La démission de Hariri a replacé le Liban en première ligne du conflit que se livrent par alliés interposés la monarchie sunnite des Saoud et la république islamique chiite d'Iran.

De sources proches du chef de gouvernement démissionnaire, on estime que les Saoudiens sont arrivés à la conclusion que le fils de Rafic Hariri, Premier ministre libanais assassiné en 2005, devait laisser sa place parce qu'il n'était pas prêt à aller à la confrontation avec le Hezbollah, le puissant groupe chiite libanais soutenu par l'Iran qui est également actif, au côté de Bachar al Assad, dans le conflit en Syrie.

"LES SAOUDIENS N'ONT PAS AIMÉ CE QU'ILS ONT ENTENDU"

Quelques jours plus tôt, de retour d'un précédent déplacement en Arabie saoudite où il avait notamment rencontré à l'initiative de Mohamed ben Salman, alias "MBS", de hauts responsables du renseignement saoudien ainsi que le ministre chargé des Affaires du Golfe, Thamer al Sabhan, Hariri s'était dit "satisfait et soulagé", rapportent des sources dans son entourage.

Il ajoutait avoir entendu des "déclarations encourageantes" de la part du jeune prince héritier, le nouvel homme fort du royaume saoudien, y compris une promesse de relancer un programme d'aide pour l'armée libanaise.
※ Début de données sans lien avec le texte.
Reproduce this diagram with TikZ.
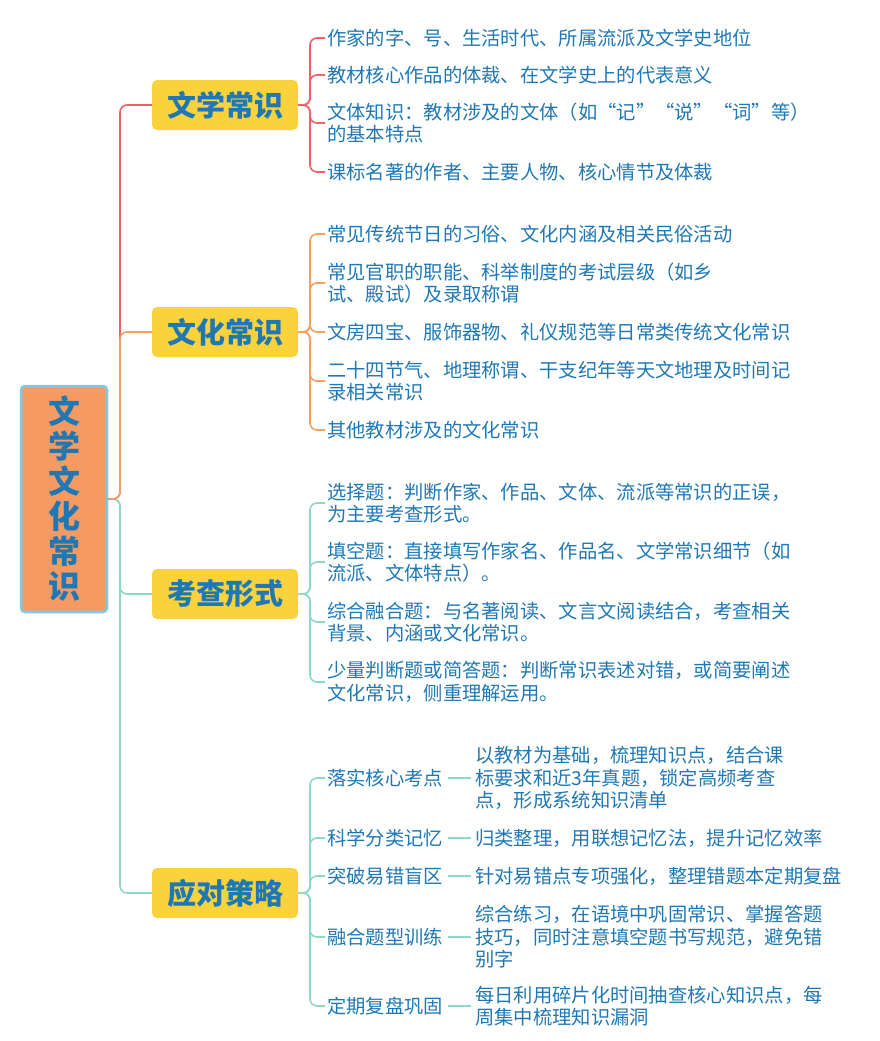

Hariri, poursuit-on de mêmes sources, pensait avoir convaincu ses interlocuteurs saoudiens de la nécessité de maintenir une entente avec le Hezbollah au nom de la stabilité du Liban.

"Ce qui s'est passé dans ces réunions, c'est qu'il a dévoilé sa position sur la manière de procéder avec le Hezbollah au Liban, à savoir qu'une confrontation déstabiliserait le pays. Je pense que les Saoudiens n'ont pas aimé ce qu'ils ont entendu", dit une source.

"Pour les Saoudiens, c'est une bataille existentielle. C'est du noir et blanc. Nous, au Liban, sommes habitués au gris", ajoute cette source.

A Beyrouth, plusieurs sources précisent que Ryad veut que le flambeau de Saad Hariri à la tête du Courant du futur, son mouvement politique sunnite, soit repris par son frère aîné, Bahaa.

Ce dernier se trouverait lui aussi en Arabie saoudite et des membres de la famille Hariri ont été priés de s'y rendre pour lui prêter allégeance, mais ont refusé, ajoutent des sources.

BEYROUTH RÉCLAME DES ÉCLAIRCISSEMENTS,

MACRON INSISTE SUR LA "LIBERTÉ DE MOUVEMENTS"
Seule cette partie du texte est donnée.